I wanted to write about the professional spaces where the line between banter and inappropriate conduct is routinely blurred, and you’re made to believe your boss is on your level because he is wearing the same Converse trainers as you.

You have your toe in many pies - your podcast School for Dumb Women, Work in Prowess blog, marketing, music. How have they fed into your fiction? I have the habit of throwing myself into a lot of creative projects at once. If I'm working on my novel and getting exhausted by it, I'll switch to a different tab and work on the podcast for a while, or I'll write something short for my blog, or work on a song. It's nice, because I don't classify myself as solely an author. By that logic my self-esteem won't rest solely on whether or not I become a successful author. Well, that's the theory, anyway.

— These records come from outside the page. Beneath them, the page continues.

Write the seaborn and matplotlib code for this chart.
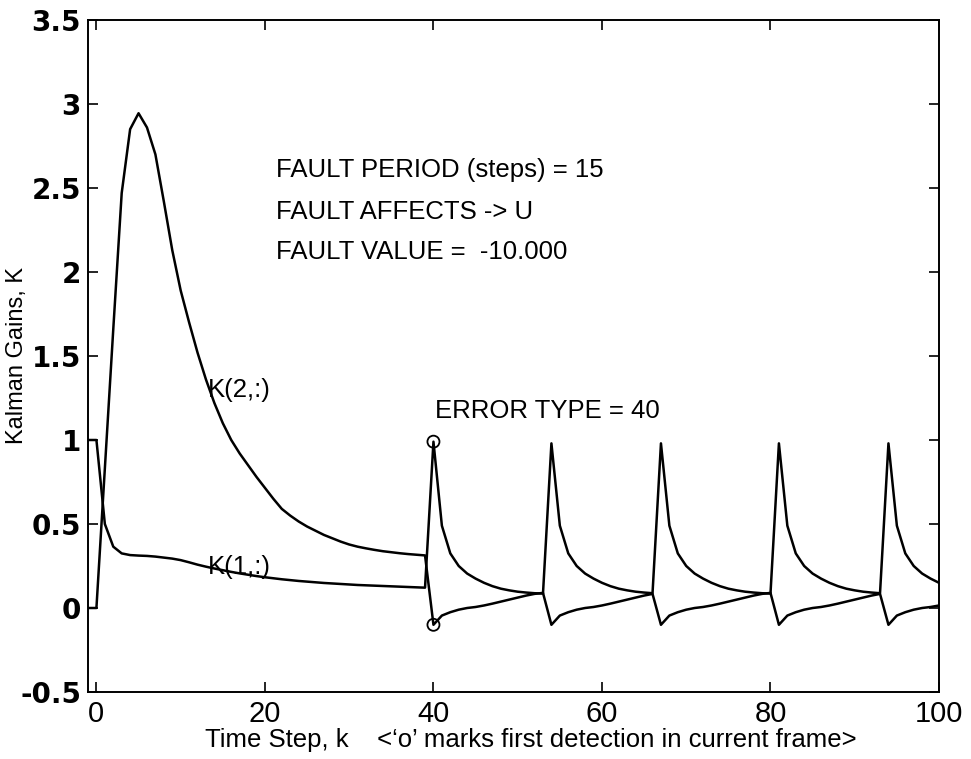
import numpy as np
import seaborn as sns
import matplotlib.pyplot as plt

# time steps (k = -1 .. 100)
steps = list(range(-1, 101))

# Kalman gain K(1,:)
k1_gain = [1.0, 1.0, 0.50, 0.365, 0.325, 0.315, 0.312, 0.31, 0.306, 0.30,
           0.294, 0.285, 0.272, 0.258, 0.246, 0.235, 0.225, 0.215, 0.206, 0.198,
           0.19, 0.183, 0.177, 0.171, 0.166, 0.161, 0.157, 0.153, 0.149, 0.146,
           0.143, 0.14, 0.137, 0.135, 0.133, 0.131, 0.129, 0.127, 0.125, 0.123,
           0.121,
           0.99, 0.49, 0.325, 0.25, 0.205, 0.175, 0.15, 0.13, 0.115, 0.105, 0.097, 0.092, 0.088, 0.086,
           0.98, 0.49, 0.325, 0.25, 0.205, 0.175, 0.15, 0.13, 0.115, 0.105, 0.097, 0.092, 0.088,
           0.98, 0.49, 0.325, 0.25, 0.205, 0.175, 0.15, 0.13, 0.115, 0.105, 0.097, 0.092, 0.088, 0.086,
           0.98, 0.49, 0.325, 0.25, 0.205, 0.175, 0.15, 0.13, 0.115, 0.105, 0.097, 0.092, 0.088,
           0.98, 0.49, 0.325, 0.25, 0.205, 0.175, 0.15]

# Kalman gain K(2,:)
k2_gain = [0.0, 0.0, 0.83, 1.66, 2.47, 2.85, 2.945, 2.86, 2.70, 2.42,
           2.13, 1.89, 1.70, 1.52, 1.36, 1.22, 1.10, 1.00, 0.92, 0.85,
           0.78, 0.715, 0.65, 0.59, 0.55, 0.515, 0.485, 0.46, 0.435, 0.415,
           0.395, 0.378, 0.365, 0.355, 0.346, 0.338, 0.332, 0.326, 0.321, 0.317,
           0.313,
           -0.10, -0.045, -0.025, -0.01, 0.0, 0.006, 0.015, 0.026, 0.038, 0.05, 0.062, 0.074, 0.084, 0.09,
           -0.10, -0.045, -0.025, -0.01, 0.0, 0.006, 0.015, 0.026, 0.038, 0.05, 0.062, 0.074, 0.084,
           -0.10, -0.045, -0.025, -0.01, 0.0, 0.006, 0.015, 0.026, 0.038, 0.05, 0.062, 0.074, 0.084, 0.09,
           -0.10, -0.045, -0.025, -0.01, 0.0, 0.006, 0.015, 0.026, 0.038, 0.05, 0.062, 0.074, 0.084,
           -0.10, -0.045, -0.025, -0.01, 0.0, 0.006, 0.015]

# first detection marks ('o')
detect_k = [40, 40]
detect_val = [0.99, -0.10]

x_ticks = [0, 20, 40, 60, 80, 100]
y_ticks = [-0.5, 0, 0.5, 1, 1.5, 2, 2.5, 3, 3.5]
y_ticklabels = ['-0.5', '0', '0.5', '1', '1.5', '2', '2.5', '3', '3.5']

sns.set_theme(style='white')
plt.rcParams['font.family'] = ['Liberation Sans', 'DejaVu Sans']
plt.rcParams['text.color'] = 'black'
plt.rcParams['axes.labelcolor'] = 'black'

fig = plt.figure(figsize=(9.71, 7.59), dpi=100)
ax = fig.add_axes([88 / 971, 1 - 692 / 759, (939 - 88) / 971, (692 - 20) / 759])

sns.lineplot(x=steps, y=k1_gain, color='black', lw=1.8, ax=ax)
sns.lineplot(x=steps, y=k2_gain, color='black', lw=1.8, ax=ax)
sns.scatterplot(x=detect_k, y=detect_val, marker='o', s=75, facecolors='none',
                edgecolor='black', linewidth=1.3, ax=ax, zorder=5)

ax.set_xlim(-1, 100)
ax.set_ylim(-0.5, 3.5)
ax.set_xticks(x_ticks)
ax.set_xticklabels([str(t) for t in x_ticks], fontsize=21)
ax.set_yticks(y_ticks)
ax.set_yticklabels(y_ticklabels, fontsize=20, fontweight='bold', family='DejaVu Sans')
ax.tick_params(direction='in', length=7, width=1.2, top=True, right=True,
               bottom=True, left=True, colors='black')
ax.tick_params(axis='y', pad=5)
ax.tick_params(axis='x', pad=6)
for sp in ax.spines.values():
    sp.set_color('black')
    sp.set_linewidth(1.4)

ax.set_xlabel('Time Step, k    <\u2018o\u2019 marks first detection in current frame>',
              fontsize=18.5)
ax.xaxis.set_label_coords(0.52, -0.054)
ax.set_ylabel('Kalman Gains, K', fontsize=17)
ax.yaxis.set_label_coords(-0.071, 0.5)

ax.text(21.3, 2.61, 'FAULT PERIOD (steps) = 15', fontsize=18.5, va='center')
ax.text(21.3, 2.36, 'FAULT AFFECTS -> U', fontsize=18.5, va='center')
ax.text(21.3, 2.12, 'FAULT VALUE =  -10.000', fontsize=18.5, va='center')
ax.text(40.2, 1.17, 'ERROR TYPE = 40', fontsize=18.5, va='center')
ax.text(13.2, 1.30, 'K(2,:)', fontsize=18.5, va='center')
ax.text(13.2, 0.245, 'K(1,:)', fontsize=18.5, va='center')

fig.savefig('out.png', dpi=100, facecolor='white')
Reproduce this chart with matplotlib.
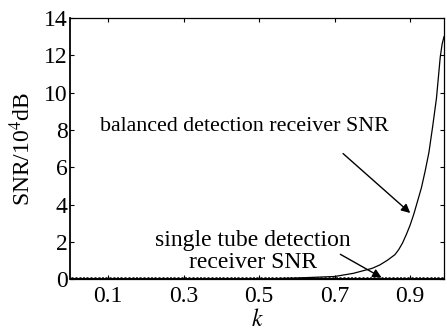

What writers have influenced you? I love Daphne Du Maurier, Patricia Highsmith and Nancy Mitford because they all were able to master very dark moments with an incredible lightness of touch. I'm also hugely influenced by more contemporary writers like Mallory Ortberg, Lorrie Moore and Helen Ellis. Actually, those six writers would be my ideal dinner party.

Introduce yourself, please. I was born in Cork, and moved to London when I graduated from UCC in 2011. I've always written, I think, because it was the only thing in school I was any good at. I'm the youngest of four, so when I started to come home from school with gold stars for my short stories it was a way to feel special, to have a legitimate moment to show off. My parents were very encouraging, and it was understood from an early time that I was a writer, and that's what I would do. It has always felt like a big part of my identity.

What are you working on? I'm finishing my new book right now! It's a sort of lesbian Miss Marple set in rural Kerry. I'm having a lot of fun with it.